Khan has been very active in the efforts to create a mass left-wing party. And he represented Transform before its December 2025 decision to merge into Your Party.

“Levelling the playing field”

The CEC nominations opened on 5 January. And while Khan told the Canary about why he’s chosen to step up, he also emphasised that it’s:

really important that whoever gets in has got in on the merits of what they have done, they have achieved, and the positive campaign that they’ve made.

The winners ideally shouldn’t, he said, just be candidates with:

access to people, money, and opportunities

As he asserted:

It’s so important, levelling the playing field. We should be espousing that ideal more than any other party. Because that’s what we’re about. We’re levelling everything so that everybody has a fair opportunity of access to resources, to justice, to healthcare, all of these things, and that includes power.

NB: The Canary is speaking to a number of CEC candidates, and we’re very happy to feature any other candidates keen to share their views.

“We have to be different”

Khan noted that while both Your Party and the Greens will naturally attract certain groups, there are others whom the Greens will struggle to speak to:

I’m in Leicestershire.

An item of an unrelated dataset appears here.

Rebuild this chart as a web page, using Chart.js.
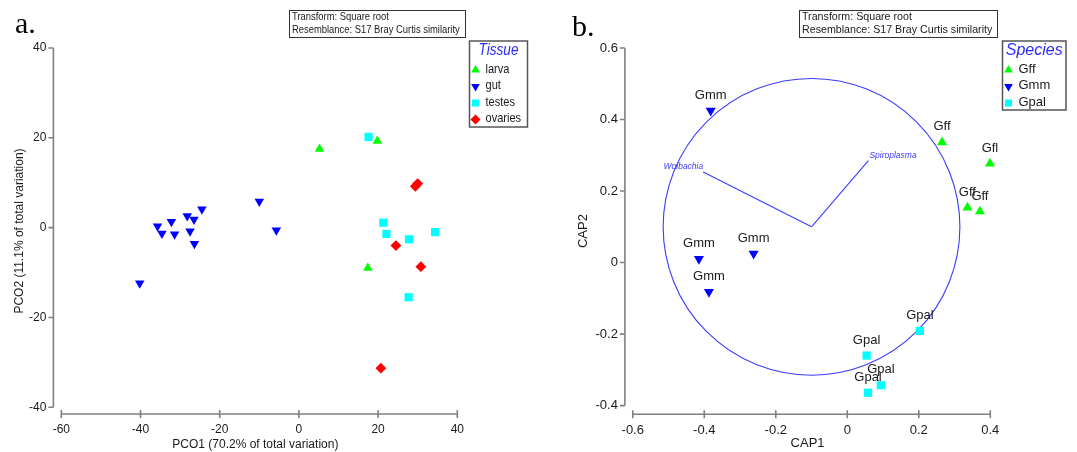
<!DOCTYPE html>
<html>
<head>
<meta charset="utf-8">
<script src="https://cdn.jsdelivr.net/npm/chart.js@4.4.0/dist/chart.umd.min.js"></script>
<style>
  html, body { margin: 0; padding: 0; background: #fff; }
  #wrap { position: relative; width: 1077px; height: 452px; }
  #pco { position: absolute; left: 0; top: 0; }
  #cap { position: absolute; left: 540px; top: 0; }
</style>
</head>
<body>
<div id="wrap">
  <canvas id="pco" width="540" height="452"></canvas>
  <canvas id="cap" width="537" height="452"></canvas>
</div>
<script>
// ---- panel a: PCO ordination ----
const tissues = ['larva', 'gut', 'testes', 'ovaries'];
const larvaX = [5.2, 19.8, 17.4];
const larvaY = [17.5, 19.3, -9.0];
const gutX = [-35.7, -34.6, -32.2, -31.4, -28.2, -26.5, -27.5, -24.5, -26.4, -10.0, -5.7, -40.2];
const gutY = [0.3, -1.3, 1.3, -1.5, 2.6, 1.8, -0.8, 4.1, -3.6, 5.8, -0.6, -12.4];
const testesX = [17.6, 21.3, 22.1, 27.8, 34.4, 27.7];
const testesY = [20.2, 1.1, -1.4, -2.6, -1.0, -15.5];
const ovariesX = [29.4, 30.0, 24.5, 30.8, 20.7];
const ovariesY = [9.2, 9.8, -4.0, -8.7, -31.3];
const pcoTicksX = [-60, -40, -20, 0, 20, 40];
const pcoTicksY = [-40, -20, 0, 20, 40];

// ---- panel b: CAP ordination ----
const species = ['Gff', 'Gmm', 'Gpal'];
const gffX = [0.265, 0.399, 0.336, 0.371];
const gffY = [0.336, 0.277, 0.154, 0.143];
const gffLabels = ['Gff', 'Gfl', 'Gff', 'Gff'];
const gmmX = [-0.382, -0.415, -0.262, -0.387];
const gmmY = [0.425, 0.010, 0.025, -0.082];
const gmmLabels = ['Gmm', 'Gmm', 'Gmm', 'Gmm'];
const gpalX = [0.203, 0.054, 0.094, 0.058];
const gpalY = [-0.191, -0.260, -0.343, -0.364];
const gpalLabels = ['Gpal', 'Gpal', 'Gpal', 'Gpal'];
const vectorNames = ['Wolbachia', 'Spiroplasma'];
const vectorX = [-0.403, 0.059];
const vectorY = [0.253, 0.285];
const vectorOrigin = [-0.1, 0.1];
const circleRadius = 0.415;
const capTicksX = [-0.6, -0.4, -0.2, 0, 0.2, 0.4];
const capTicksY = [-0.4, -0.2, 0, 0.2, 0.4, 0.6];

const GREEN = '#00ff00', BLUE = '#0000ff', CYAN = '#00ffff', RED = '#ff0000';
const VEC = '#3c3cff';
const TXT = '#1a1a1a';

Chart.defaults.font.family = "'Liberation Sans', Arial, sans-serif";
Chart.defaults.color = TXT;

const pts = (xs, ys) => xs.map((v, i) => ({ x: v, y: ys[i] }));

function marker(ctx, style, rot, x, y, r, color) {
  ctx.save();
  ctx.translate(x, y);
  ctx.rotate(rot * Math.PI / 180);
  ctx.fillStyle = color;
  ctx.beginPath();
  if (style === 'triangle') {
    for (let k = 0; k < 3; k++) {
      const a = k * 2 * Math.PI / 3;
      ctx.lineTo(Math.sin(a) * r, -Math.cos(a) * r);
    }
  } else if (style === 'rect') {
    const s = r * Math.SQRT1_2;
    ctx.rect(-s, -s, 2 * s, 2 * s);
  } else {
    ctx.moveTo(0, -r); ctx.lineTo(r, 0); ctx.lineTo(0, r); ctx.lineTo(-r, 0);
  }
  ctx.closePath();
  ctx.fill();
  ctx.restore();
}

// text squeezed horizontally (narrow face look)
function squeezed(ctx, text, x, y, sx, align) {
  ctx.save();
  ctx.translate(x, y);
  ctx.scale(sx, 1);
  ctx.textAlign = align || 'left';
  ctx.fillText(text, 0, 0);
  ctx.restore();
}

function drawAxes(chart, xTicks, yTicks) {
  const { ctx, chartArea } = chart;
  const xs = chart.scales.x, ys = chart.scales.y;
  const ax = chartArea.left, ay = chartArea.bottom;
  ctx.save();
  ctx.strokeStyle = '#808080';
  ctx.lineWidth = 1.6;
  ctx.beginPath();
  ctx.moveTo(ax, ys.getPixelForValue(yTicks[0]));
  ctx.lineTo(ax, ys.getPixelForValue(yTicks[yTicks.length - 1]));
  yTicks.forEach(v => {
    const p = ys.getPixelForValue(v);
    ctx.moveTo(ax - 5, p); ctx.lineTo(ax, p);
  });
  ctx.moveTo(xs.getPixelForValue(xTicks[0]), ay);
  ctx.lineTo(xs.getPixelForValue(xTicks[xTicks.length - 1]), ay);
  xTicks.forEach(v => {
    const p = xs.getPixelForValue(v);
    ctx.moveTo(p, ay - 4); ctx.lineTo(p, ay + 4);
  });
  ctx.stroke();
  ctx.restore();
}

function headerBox(ctx, x, y, w, h, sx) {
  ctx.save();
  ctx.strokeStyle = '#333';
  ctx.lineWidth = 1;
  ctx.strokeRect(x + 0.5, y + 0.5, w, h);
  ctx.fillStyle = TXT;
  ctx.font = "11px 'Liberation Sans', Arial, sans-serif";
  ctx.textBaseline = 'middle';
  squeezed(ctx, 'Transform: Square root', x + 3, y + 6.5, sx);
  squeezed(ctx, 'Resemblance: S17 Bray Curtis similarity', x + 3, y + 20, sx);
  ctx.restore();
}

function legendBox(chart, title, x, y, w, h, sx) {
  const ctx = chart.ctx;
  ctx.save();
  ctx.strokeStyle = '#555';
  ctx.lineWidth = 1.5;
  ctx.strokeRect(x, y, w, h);
  ctx.textBaseline = 'middle';
  ctx.fillStyle = '#2b2bff';
  ctx.font = "italic 16px 'Liberation Sans', Arial, sans-serif";
  squeezed(ctx, title, x + w / 2, y + 10, sx, 'center');
  ctx.font = "13px 'Liberation Sans', Arial, sans-serif";
  chart.data.datasets.forEach((ds, i) => {
    const iy = y + 28 + i * 16.5;
    marker(ctx, ds.pointStyle, ds.pointRotation || 0, x + 6, iy + 1, 5, ds.backgroundColor);
    ctx.fillStyle = TXT;
    squeezed(ctx, ds.label, x + 16, iy, sx);
  });
  ctx.restore();
}

function axisScales(min, max, ticks, yMin, yMax, yTicks, titleX, titleY, size, yPad, xPad, yWidth, xHeight) {
  const tickFont = { size: size };
  return {
    x: {
      type: 'linear', min: min, max: max,
      afterBuildTicks: s => { s.ticks = ticks.map(v => ({ value: v })); },
      afterFit: s => { s.height = xHeight; },
      grid: { display: false, drawTicks: false },
      border: { display: false },
      ticks: { autoSkip: false, maxRotation: 0, padding: 8, font: tickFont, color: TXT,
               callback: v => String(+v.toFixed(1)) },
      title: { display: true, text: titleX, font: tickFont, color: TXT, padding: { top: 0, bottom: xPad } }
    },
    y: {
      type: 'linear', min: yMin, max: yMax,
      afterBuildTicks: s => { s.ticks = yTicks.map(v => ({ value: v })); },
      afterFit: s => { s.width = yWidth; },
      grid: { display: false, drawTicks: false },
      border: { display: false },
      ticks: { autoSkip: false, padding: 7, font: tickFont, color: TXT,
               callback: v => String(+v.toFixed(1)) },
      title: { display: true, text: titleY, font: tickFont, color: TXT, padding: { top: yPad, bottom: 0 } }
    }
  };
}

function panelLetter(ctx, letter, x, y) {
  ctx.save();
  ctx.fillStyle = '#000';
  ctx.font = "30px 'Liberation Serif', 'Times New Roman', serif";
  ctx.textBaseline = 'alphabetic';
  ctx.fillText(letter, x, y);
  ctx.restore();
}

// ---------------- panel a ----------------
new Chart(document.getElementById('pco'), {
  type: 'scatter',
  data: {
    datasets: [
      { label: tissues[0], data: pts(larvaX, larvaY), pointStyle: 'triangle', pointRotation: 0, pointRadius: 5.5, backgroundColor: GREEN },
      { label: tissues[1], data: pts(gutX, gutY), pointStyle: 'triangle', pointRotation: 180, pointRadius: 5.5, backgroundColor: BLUE },
      { label: tissues[2], data: pts(testesX, testesY), pointStyle: 'rect', pointRotation: 0, pointRadius: 5.8, backgroundColor: CYAN },
      { label: tissues[3], data: pts(ovariesX, ovariesY), pointStyle: 'rectRot', pointRotation: 0, pointRadius: 5.4, backgroundColor: RED }
    ].map(d => Object.assign(d, { borderColor: d.backgroundColor, pointBorderWidth: 0, pointHoverRadius: d.pointRadius, clip: false }))
  },
  options: {
    responsive: false,
    animation: false,
    events: [],
    layout: { padding: { left: 0, top: 48, right: 82.7, bottom: 0 } },
    plugins: { legend: { display: false }, tooltip: { enabled: false } },
    scales: axisScales(-62, 40, pcoTicksX, -41.5, 40, pcoTicksY,
      'PCO1 (70.2% of total variation)', 'PCO2 (11.1% of total variation)', 12, 12.8, 0.4, 53.4, 38)
  },
  plugins: [{
    id: 'pcoDecor',
    beforeDatasetsDraw(chart) {
      drawAxes(chart, pcoTicksX, pcoTicksY);
    },
    afterDraw(chart) {
      const ctx = chart.ctx;
      panelLetter(ctx, 'a.', 15, 33);
      headerBox(ctx, 289, 10, 176, 27, 0.855);
      legendBox(chart, 'Tissue', 469.5, 41, 58, 86, 0.85);
    }
  }]
});

// ---------------- panel b ----------------
const capLabels = [gffLabels, gmmLabels, gpalLabels];
new Chart(document.getElementById('cap'), {
  type: 'scatter',
  data: {
    datasets: [
      { label: species[0], data: pts(gffX, gffY), pointStyle: 'triangle', pointRotation: 0, pointRadius: 5.8, backgroundColor: GREEN },
      { label: species[1], data: pts(gmmX, gmmY), pointStyle: 'triangle', pointRotation: 180, pointRadius: 5.8, backgroundColor: BLUE },
      { label: species[2], data: pts(gpalX, gpalY), pointStyle: 'rect', pointRotation: 0, pointRadius: 5.8, backgroundColor: CYAN }
    ].map(d => Object.assign(d, { borderColor: d.backgroundColor, pointBorderWidth: 0, pointHoverRadius: d.pointRadius, clip: false }))
  },
  options: {
    responsive: false,
    animation: false,
    events: [],
    layout: { padding: { left: 0, top: 48, right: 86.7, bottom: 0 } },
    plugins: { legend: { display: false }, tooltip: { enabled: false } },
    scales: axisScales(-0.622, 0.4, capTicksX, -0.424, 0.6, capTicksY,
      'CAP1', 'CAP2', 13, 35.2, 1.2, 84.9, 37.8)
  },
  plugins: [{
    id: 'capDecor',
    beforeDatasetsDraw(chart) {
      drawAxes(chart, capTicksX, capTicksY);
      const { ctx } = chart;
      const xs = chart.scales.x, ys = chart.scales.y;
      const ox = xs.getPixelForValue(vectorOrigin[0]);
      const oy = ys.getPixelForValue(vectorOrigin[1]);
      const rad = xs.getPixelForValue(vectorOrigin[0] + circleRadius) - ox;
      ctx.save();
      ctx.strokeStyle = VEC;
      ctx.lineWidth = 1.1;
      ctx.beginPath();
      ctx.arc(ox, oy, rad, 0, Math.PI * 2);
      ctx.stroke();
      ctx.fillStyle = VEC;
      ctx.font = "italic 8.5px 'Liberation Sans', Arial, sans-serif";
      ctx.textBaseline = 'alphabetic';
      vectorNames.forEach((name, i) => {
        const ex = xs.getPixelForValue(vectorX[i]);
        const ey = ys.getPixelForValue(vectorY[i]);
        ctx.beginPath();
        ctx.moveTo(ox, oy);
        ctx.lineTo(ex, ey);
        ctx.stroke();
        if (ex < ox) {
          ctx.textAlign = 'right';
          ctx.fillText(name, ex, ey - 3);
        } else {
          ctx.textAlign = 'left';
          ctx.fillText(name, ex + 1, ey - 3);
        }
      });
      ctx.restore();
    },
    afterDatasetsDraw(chart) {
      const ctx = chart.ctx;
      ctx.save();
      ctx.fillStyle = TXT;
      ctx.font = "13px 'Liberation Sans', Arial, sans-serif";
      ctx.textAlign = 'center';
      ctx.textBaseline = 'middle';
      capLabels.forEach((labels, i) => {
        chart.getDatasetMeta(i).data.forEach((el, j) => {
          ctx.fillText(labels[j], el.x, el.y - 15.5);
        });
      });
      ctx.restore();
    },
    afterDraw(chart) {
      const ctx = chart.ctx;
      panelLetter(ctx, 'b.', 32, 36);
      headerBox(ctx, 259, 10, 198, 27, 0.97);
      legendBox(chart, 'Species', 462.5, 41, 63.5, 69, 1);
    }
  }]
});
</script>
</body>
</html>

I know that there are groups in the shires who traditionally would have voted Labour, but now are going to vote Reform. Greens don’t speak to them. That’s a reality. And Your Party has that potential to do so. And it has that potential only if it goes and has conversations with them, not if it stands there at the altar saying, ‘we know what’s best for you’.

While Reform has shifted attention away from the rich and powerful forces to people with little wealth or power, it has connected with people on the ground. Your Party must respond not by lecturing, but by listening. Rather than only trying to push a policy platform, it should be asking people:

What are your challenges? When you wake up in the morning, what concerns you?

That’s why, he said:

I think what we need to be doing is going back regularly to the communities, and hearing what people have to say, and then bringing it to the Central Committee.

Looking in part to the already established Greens, who are currently attracting lots of left-wing supporters, he emphasised the need to make Your Party work differently from parties that already exist, asking:

What’s the point of this party if we’re just gonna emulate all other establishment parties? We have to be different.

Focus on empowering communities

Khan insisted that Your Party needs to be:

more than just a political organisation wanting power, but a group that empowers and actually is active in the community.

He added that:

The role of the CEC should be to make sure that the membership is empowered, that the branches are empowered, to be able to make decisions.

And he said:

If we genuinely want to be a non-establishment-type party that is genuinely rooted in the community, in the membership, then we should be facilitators.

That’s the energy he promises to bring to the CEC if people vote for him. Rather than dictating to members, he vows to empower them to do the crucial work in their communities — that’s key to fostering a different way of doing politics.